Your instructions = Repeat each line exactly, leaving nothing out.

========================================

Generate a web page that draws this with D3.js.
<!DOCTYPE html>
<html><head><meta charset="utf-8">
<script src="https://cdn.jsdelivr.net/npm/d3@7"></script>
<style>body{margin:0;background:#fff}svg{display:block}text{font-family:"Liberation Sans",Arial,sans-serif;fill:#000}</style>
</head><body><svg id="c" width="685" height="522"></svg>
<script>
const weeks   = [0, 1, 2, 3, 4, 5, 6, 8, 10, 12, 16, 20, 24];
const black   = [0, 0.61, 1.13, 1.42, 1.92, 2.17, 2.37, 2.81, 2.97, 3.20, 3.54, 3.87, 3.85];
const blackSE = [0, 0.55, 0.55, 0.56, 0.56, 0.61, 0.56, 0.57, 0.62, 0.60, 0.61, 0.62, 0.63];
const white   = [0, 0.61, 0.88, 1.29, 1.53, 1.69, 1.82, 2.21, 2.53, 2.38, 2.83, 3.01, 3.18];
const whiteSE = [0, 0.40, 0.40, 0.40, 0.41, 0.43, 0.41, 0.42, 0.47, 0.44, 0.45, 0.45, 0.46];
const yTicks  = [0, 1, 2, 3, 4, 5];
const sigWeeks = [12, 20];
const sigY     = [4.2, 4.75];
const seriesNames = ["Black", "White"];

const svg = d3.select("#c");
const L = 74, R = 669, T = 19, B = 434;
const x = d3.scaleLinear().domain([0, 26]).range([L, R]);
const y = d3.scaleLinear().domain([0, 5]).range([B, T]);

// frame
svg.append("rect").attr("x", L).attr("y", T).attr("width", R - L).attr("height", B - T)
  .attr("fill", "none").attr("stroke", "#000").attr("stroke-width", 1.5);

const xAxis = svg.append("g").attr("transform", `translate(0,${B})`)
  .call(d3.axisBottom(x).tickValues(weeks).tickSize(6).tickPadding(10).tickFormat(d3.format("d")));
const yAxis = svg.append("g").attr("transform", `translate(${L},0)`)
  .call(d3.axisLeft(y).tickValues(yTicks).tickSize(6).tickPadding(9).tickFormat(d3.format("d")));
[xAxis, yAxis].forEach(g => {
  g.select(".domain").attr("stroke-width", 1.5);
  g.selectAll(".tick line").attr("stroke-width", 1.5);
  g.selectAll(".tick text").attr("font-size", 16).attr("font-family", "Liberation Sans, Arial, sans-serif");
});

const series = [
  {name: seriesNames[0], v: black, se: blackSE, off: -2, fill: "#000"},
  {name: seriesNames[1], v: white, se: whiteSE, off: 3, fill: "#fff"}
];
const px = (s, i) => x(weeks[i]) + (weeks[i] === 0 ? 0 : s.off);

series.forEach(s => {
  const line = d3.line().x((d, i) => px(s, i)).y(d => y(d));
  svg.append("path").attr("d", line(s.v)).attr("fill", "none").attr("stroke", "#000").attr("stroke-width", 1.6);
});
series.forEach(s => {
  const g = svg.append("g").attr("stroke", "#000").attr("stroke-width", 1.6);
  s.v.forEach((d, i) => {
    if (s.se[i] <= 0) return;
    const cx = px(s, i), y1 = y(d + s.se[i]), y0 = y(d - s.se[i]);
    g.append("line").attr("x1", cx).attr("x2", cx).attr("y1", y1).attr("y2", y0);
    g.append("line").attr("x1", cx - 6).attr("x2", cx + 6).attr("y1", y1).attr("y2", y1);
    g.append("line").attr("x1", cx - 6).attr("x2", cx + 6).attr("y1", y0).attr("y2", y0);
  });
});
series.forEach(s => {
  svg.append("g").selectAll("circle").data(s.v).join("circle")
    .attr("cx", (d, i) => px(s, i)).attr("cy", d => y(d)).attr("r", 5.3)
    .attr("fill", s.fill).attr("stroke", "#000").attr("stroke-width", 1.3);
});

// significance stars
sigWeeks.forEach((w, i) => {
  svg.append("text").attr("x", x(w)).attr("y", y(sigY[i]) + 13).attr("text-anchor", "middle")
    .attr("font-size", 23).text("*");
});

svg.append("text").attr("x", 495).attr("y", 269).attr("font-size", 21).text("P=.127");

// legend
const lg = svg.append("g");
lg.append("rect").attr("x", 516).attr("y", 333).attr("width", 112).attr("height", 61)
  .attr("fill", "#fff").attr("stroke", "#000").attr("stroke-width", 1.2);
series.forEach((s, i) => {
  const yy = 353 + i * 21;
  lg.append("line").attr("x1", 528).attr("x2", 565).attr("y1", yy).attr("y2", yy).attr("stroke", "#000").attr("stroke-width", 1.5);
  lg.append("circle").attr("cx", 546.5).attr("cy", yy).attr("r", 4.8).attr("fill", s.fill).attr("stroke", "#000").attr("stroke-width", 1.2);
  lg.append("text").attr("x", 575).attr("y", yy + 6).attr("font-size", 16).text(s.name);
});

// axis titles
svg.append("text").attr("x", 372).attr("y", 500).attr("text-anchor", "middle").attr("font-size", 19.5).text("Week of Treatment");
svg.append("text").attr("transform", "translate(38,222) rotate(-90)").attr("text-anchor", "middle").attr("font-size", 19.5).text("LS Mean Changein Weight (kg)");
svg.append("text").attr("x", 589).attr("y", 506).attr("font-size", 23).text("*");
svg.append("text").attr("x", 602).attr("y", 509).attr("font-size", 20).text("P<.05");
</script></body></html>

========================================

Answer to the task =
Generate a web page that draws this with D3.js.
<!DOCTYPE html>
<html><head><meta charset="utf-8">
<script src="https://cdn.jsdelivr.net/npm/d3@7"></script>
<style>body{margin:0;background:#fff}svg{display:block}text{font-family:"Liberation Sans",Arial,sans-serif;fill:#000}</style>
</head><body><svg id="c" width="685" height="522"></svg>
<script>
const weeks   = [0, 1, 2, 3, 4, 5, 6, 8, 10, 12, 16, 20, 24];
const black   = [0, 0.61, 1.13, 1.42, 1.92, 2.17, 2.37, 2.81, 2.97, 3.20, 3.54, 3.87, 3.85];
const blackSE = [0, 0.55, 0.55, 0.56, 0.56, 0.61, 0.56, 0.57, 0.62, 0.60, 0.61, 0.62, 0.63];
const white   = [0, 0.61, 0.88, 1.29, 1.53, 1.69, 1.82, 2.21, 2.53, 2.38, 2.83, 3.01, 3.18];
const whiteSE = [0, 0.40, 0.40, 0.40, 0.41, 0.43, 0.41, 0.42, 0.47, 0.44, 0.45, 0.45, 0.46];
const yTicks  = [0, 1, 2, 3, 4, 5];
const sigWeeks = [12, 20];
const sigY     = [4.2, 4.75];
const seriesNames = ["Black", "White"];

const svg = d3.select("#c");
const L = 74, R = 669, T = 19, B = 434;
const x = d3.scaleLinear().domain([0, 26]).range([L, R]);
const y = d3.scaleLinear().domain([0, 5]).range([B, T]);

// frame
svg.append("rect").attr("x", L).attr("y", T).attr("width", R - L).attr("height", B - T)
  .attr("fill", "none").attr("stroke", "#000").attr("stroke-width", 1.5);

const xAxis = svg.append("g").attr("transform", `translate(0,${B})`)
  .call(d3.axisBottom(x).tickValues(weeks).tickSize(6).tickPadding(10).tickFormat(d3.format("d")));
const yAxis = svg.append("g").attr("transform", `translate(${L},0)`)
  .call(d3.axisLeft(y).tickValues(yTicks).tickSize(6).tickPadding(9).tickFormat(d3.format("d")));
[xAxis, yAxis].forEach(g => {
  g.select(".domain").attr("stroke-width", 1.5);
  g.selectAll(".tick line").attr("stroke-width", 1.5);
  g.selectAll(".tick text").attr("font-size", 16).attr("font-family", "Liberation Sans, Arial, sans-serif");
});

const series = [
  {name: seriesNames[0], v: black, se: blackSE, off: -2, fill: "#000"},
  {name: seriesNames[1], v: white, se: whiteSE, off: 3, fill: "#fff"}
];
const px = (s, i) => x(weeks[i]) + (weeks[i] === 0 ? 0 : s.off);

series.forEach(s => {
  const line = d3.line().x((d, i) => px(s, i)).y(d => y(d));
  svg.append("path").attr("d", line(s.v)).attr("fill", "none").attr("stroke", "#000").attr("stroke-width", 1.6);
});
series.forEach(s => {
  const g = svg.append("g").attr("stroke", "#000").attr("stroke-width", 1.6);
  s.v.forEach((d, i) => {
    if (s.se[i] <= 0) return;
    const cx = px(s, i), y1 = y(d + s.se[i]), y0 = y(d - s.se[i]);
    g.append("line").attr("x1", cx).attr("x2", cx).attr("y1", y1).attr("y2", y0);
    g.append("line").attr("x1", cx - 6).attr("x2", cx + 6).attr("y1", y1).attr("y2", y1);
    g.append("line").attr("x1", cx - 6).attr("x2", cx + 6).attr("y1", y0).attr("y2", y0);
  });
});
series.forEach(s => {
  svg.append("g").selectAll("circle").data(s.v).join("circle")
    .attr("cx", (d, i) => px(s, i)).attr("cy", d => y(d)).attr("r", 5.3)
    .attr("fill", s.fill).attr("stroke", "#000").attr("stroke-width", 1.3);
});

// significance stars
sigWeeks.forEach((w, i) => {
  svg.append("text").attr("x", x(w)).attr("y", y(sigY[i]) + 13).attr("text-anchor", "middle")
    .attr("font-size", 23).text("*");
});

svg.append("text").attr("x", 495).attr("y", 269).attr("font-size", 21).text("P=.127");

// legend
const lg = svg.append("g");
lg.append("rect").attr("x", 516).attr("y", 333).attr("width", 112).attr("height", 61)
  .attr("fill", "#fff").attr("stroke", "#000").attr("stroke-width", 1.2);
series.forEach((s, i) => {
  const yy = 353 + i * 21;
  lg.append("line").attr("x1", 528).attr("x2", 565).attr("y1", yy).attr("y2", yy).attr("stroke", "#000").attr("stroke-width", 1.5);
  lg.append("circle").attr("cx", 546.5).attr("cy", yy).attr("r", 4.8).attr("fill", s.fill).attr("stroke", "#000").attr("stroke-width", 1.2);
  lg.append("text").attr("x", 575).attr("y", yy + 6).attr("font-size", 16).text(s.name);
});

// axis titles
svg.append("text").attr("x", 372).attr("y", 500).attr("text-anchor", "middle").attr("font-size", 19.5).text("Week of Treatment");
svg.append("text").attr("transform", "translate(38,222) rotate(-90)").attr("text-anchor", "middle").attr("font-size", 19.5).text("LS Mean Changein Weight (kg)");
svg.append("text").attr("x", 589).attr("y", 506).attr("font-size", 23).text("*");
svg.append("text").attr("x", 602).attr("y", 509).attr("font-size", 20).text("P<.05");
</script></body></html>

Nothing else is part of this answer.